Fino al 2018, stando ai dati di Transparency International, l’organo che dal 1995 incrocia i dati ufficiali e pubblica annualmente gli indici di percezione della corruzione di ciascun Paese, l’Albania era il Paese più corrotto dell’intera regione dei Balcani. Cemento, cemento ovunque. Un’edilizia impermeabile alle regole antisismiche e idrogeologiche che in piena febbre neoliberista, con il placet della politica ora di destra ora di sinistra, ha costruito resort sontuosi a picco sul mare, ecomostri con all’interno suites imperiali allestite con i soldi riciclati dai traffici di droga, armi, prostituzione. Come il Santa Quaranta Premium Resort, una struttura faraonica sul lungo mare di Saranda, a firma del trafficante di droga latitante per due anni Kemet Balili. L’«Escobar dei Balcani», così lo chiamavano, è solo uno dei nomi che tutti conoscono ma pochi denunciano. Il motivo per cui l’abusivismo edilizio è un fenomeno di cui non si hanno cifre e nemmeno stime sta proprio nella convivenza tra politica e malavita che ha caratterizzato i primi vent’anni di democrazia.
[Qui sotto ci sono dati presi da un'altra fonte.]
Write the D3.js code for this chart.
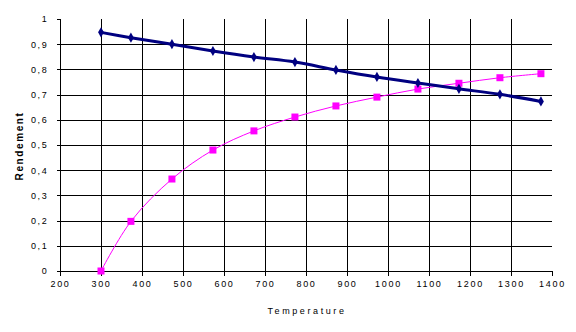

Oggi il capo dell’opposizione e nemico giurato del premier socialista Edi Rama è Lulzim Basha, del centrodestra. Edi Rama nel 2013 ha fatto demolire il complesso costruito dal suocero di Basha. Ci sono voluti circa 300 chilogrammi di esplosivo C-4 inseriti in più di duemila fori per abbattere «Jon», l’ecomostro a ridosso sul mare, vicino a Valona. "Un attacco politico", aveva lamentato Basha, all’epoca Sindaco di Tirana, la legge è uguale per tutti e «ogni cosa abusiva deve essere abbattuta», gli aveva risposto Edi Rama. Alla fine il suocero di Lulzim Basha ottenne 11 milioni di euro come risarcimento.

Oggi ad aizzare le manifestazioni contro il Governo, che per debellare la corruzione ha messo in campo una riforma della giustizia lungamente osteggiata, c’è lui, Lulzim Basha. E Sali Berisha, la cui famiglia, tra le più potenti dei Balcani, è molto attiva nei settori delle infrastrutture e dell’edilizia. In Albania non c’è un solo ricco, un solo delinquente, che non abbia costruito o fatto costruire almeno un alberghetto, chi attraverso dei prestanome, chi con l’aiuto di società di facciata. È prassi. Anzi, di più: è status symbol. Sembra ieri che l’Europa rinviava per l’ennesima volta i negoziati per l’ammissione dell’Albania nell’Unione, e in effetti era giusto un mese fa, ottobre scorso.

A opporsi per timore di "agevolare tanto l’infiltrazione mafiosa di questi gruppi nel contesto europeo quanto i loro affari, come il traffico di marijuana" erano state Francia e – vedi caso – Olanda. Oggi però l’Europa si è ricordata dei principi di solidarietà e cooperazione da cui è nata e sta organizzando proprio in queste ore un piano di soccorso condiviso. Intanto, già in mattinata Italia, Montenegro, Serbia, Croazia, Grecia, Romania e Turchia hanno inviato squadre speciali e aiuti di vario genere. Il primo ad accorrere in aiuto dell’Albania è stato il Paese più giovane e piccolo di tutti, il Kosovo, proclamatosi Repubblica indipendente soltanto 11 anni fa, dopo una guerra devastante che costrinse circa un milione di rifugiati kosovari a cercare accoglienza in Albania. La trovarono. Tratti duri, di una bellezza non canonica, inquieta.

L’Albania è la magrolina sempre un passo indietro rispetto alle bionde sorelle burrose nelle foto. È la sorella inquieta, gracile di costituzione, di una bellezza non canonica e però ammaliante, che suo malgrado si ritrova a dovere gestire situazioni più grandi di lei. Una figura ricorrente nei racconti di famiglia, compresa l’Europa. Una magrolina che ora è giusto prendere in braccio.